Chapman Tripp has announced that construction law expert Hamish Bolland has joined the firm from Allen & Overy’s projects team in Dubai where he spent almost six years advising on large scale projects in the Middle East.
Bolland, a senior associate, joined the firm’s construction & major projects team this week. His appointment helps the firm build on its global construction expertise.
The Christchurch-born lawyer says it’s an exciting time to come back to New Zealand and be involved in the industry while the country is “on the brink” of its largest construction boom in 40 years.
“I think to a large extent the boom is being driven by the Christchurch rebuild,” he tells NZ Lawyer
. “Then on the residential side there is a need for housing in cities like Auckland, and depending on which political party is in power there are also a number of infrastructure PPPs in the pipeline…it’s going to keep the lawyers busy.”
Bolland made the decision to move back to New Zealand after a six year stint in the Middle East for a number of reasons, including the birth of his son and a desire to raise him and put him through school here.
“As much as I enjoyed my experience in the Middle East, we decided to take the next step both in terms of career and family back in New Zealand,” he says.
This happily coincided with a very interesting time in the New Zealand construction market.
In terms of potential future challenges in the industry, it will be interesting to see how larger law firms compete for the multitude of PPP construction projects and the effect that will have on fees, Bolland says.
He’s unsure whether longstanding relationships some firms have with the government in regards to infrastructure projects will overpower the highly competitive market.
“Obviously resources are another challenge – are there enough people in the market with the expertise to actually do the work? I think that’s why firms are looking overseas to try and recruit people back.”
This can be tricky, says Bolland, because if the candidate doesn't already have a reason to return, the low wage market means a move often doesn’t make sense financially.
He says that joining Chapman Tripp
was an attractive offering due to the firm's success, not only in construction and major projects, but across the board.
He also connected well with the firm’s head of construction & major projects Brian Clayton, who has spent time in Dubai and has an oil and gas background. Bolland was interested to learn how Clayton had returned and applied his skillset here.
And although Dubai was Bolland's home while abroad, 95% of his work was actually carried out in Saudi Arabia, with the remainder in Oman.
Now dry in oil, Dubai simply provided a nice base for him and his family thanks to the developed infrastructure, good schooling and tourist-friendly culture.

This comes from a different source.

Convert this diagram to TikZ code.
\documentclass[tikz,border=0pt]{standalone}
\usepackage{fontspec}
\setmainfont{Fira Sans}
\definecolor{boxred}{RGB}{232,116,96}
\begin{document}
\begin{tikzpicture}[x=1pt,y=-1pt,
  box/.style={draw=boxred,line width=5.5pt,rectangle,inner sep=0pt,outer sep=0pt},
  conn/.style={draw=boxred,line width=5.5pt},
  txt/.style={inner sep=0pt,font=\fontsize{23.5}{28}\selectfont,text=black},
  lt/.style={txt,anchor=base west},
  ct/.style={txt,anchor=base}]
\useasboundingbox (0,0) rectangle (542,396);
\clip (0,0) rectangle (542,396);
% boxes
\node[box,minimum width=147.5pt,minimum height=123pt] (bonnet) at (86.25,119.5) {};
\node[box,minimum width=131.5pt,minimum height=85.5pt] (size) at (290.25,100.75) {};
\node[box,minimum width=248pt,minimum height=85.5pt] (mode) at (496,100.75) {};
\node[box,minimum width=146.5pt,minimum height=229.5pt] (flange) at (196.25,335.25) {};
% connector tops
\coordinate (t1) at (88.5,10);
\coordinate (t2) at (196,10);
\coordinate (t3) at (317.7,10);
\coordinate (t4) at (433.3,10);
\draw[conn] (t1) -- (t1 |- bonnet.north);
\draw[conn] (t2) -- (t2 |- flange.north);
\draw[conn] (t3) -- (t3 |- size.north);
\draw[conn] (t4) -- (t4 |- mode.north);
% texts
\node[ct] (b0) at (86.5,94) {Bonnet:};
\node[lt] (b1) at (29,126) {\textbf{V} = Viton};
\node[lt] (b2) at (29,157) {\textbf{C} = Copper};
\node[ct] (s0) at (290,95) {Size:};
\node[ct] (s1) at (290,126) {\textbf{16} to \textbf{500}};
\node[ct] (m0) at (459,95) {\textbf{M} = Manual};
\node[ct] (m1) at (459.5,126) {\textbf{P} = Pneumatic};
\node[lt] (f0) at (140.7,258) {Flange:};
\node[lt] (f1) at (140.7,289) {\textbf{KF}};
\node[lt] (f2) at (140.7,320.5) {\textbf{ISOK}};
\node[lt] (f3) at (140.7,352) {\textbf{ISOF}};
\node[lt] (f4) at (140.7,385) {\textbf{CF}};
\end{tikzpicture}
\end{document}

This is not the case in Saudi Arabia, he says.
“The real challenge facing the GCC (Gulf Corporation Council) now will be using the oil revenue to develop the infrastructure of these countries. In recent years, the focus has been on downstream oil and gas projects - mostly refineries and petrochemical production facilities," he says. “However, more recently there has been a growing trend towards social infrastructure such as school, hospitals and public transport PPPs. It continues to be an exciting time for project lawyers in the Middle East.”
Bolland’s recent experience in the Middle East includes:
- Acting for the project company procuring a US$6-7b oil refinery in Duqm, Sultanate of Oman
- Acting for the commercial lenders and ECAs to a USD4-5b phosphate mine and downstream petrochemical complex in northern Saudi Arabia
- Acting for the project company procuring a US$800m integrated caustic soda and ethylene dichloride petrochemical complex in Jubail, Saudi Arabia, and
- Acting for the commercial lenders and ECAs to a 190,000m³/day independent water project in Al Ghubrah, Sultanate of Oman.
“I’m looking forward to applying the skills I’ve gained internationally to the variety of projects I’ll be working on here,” he says.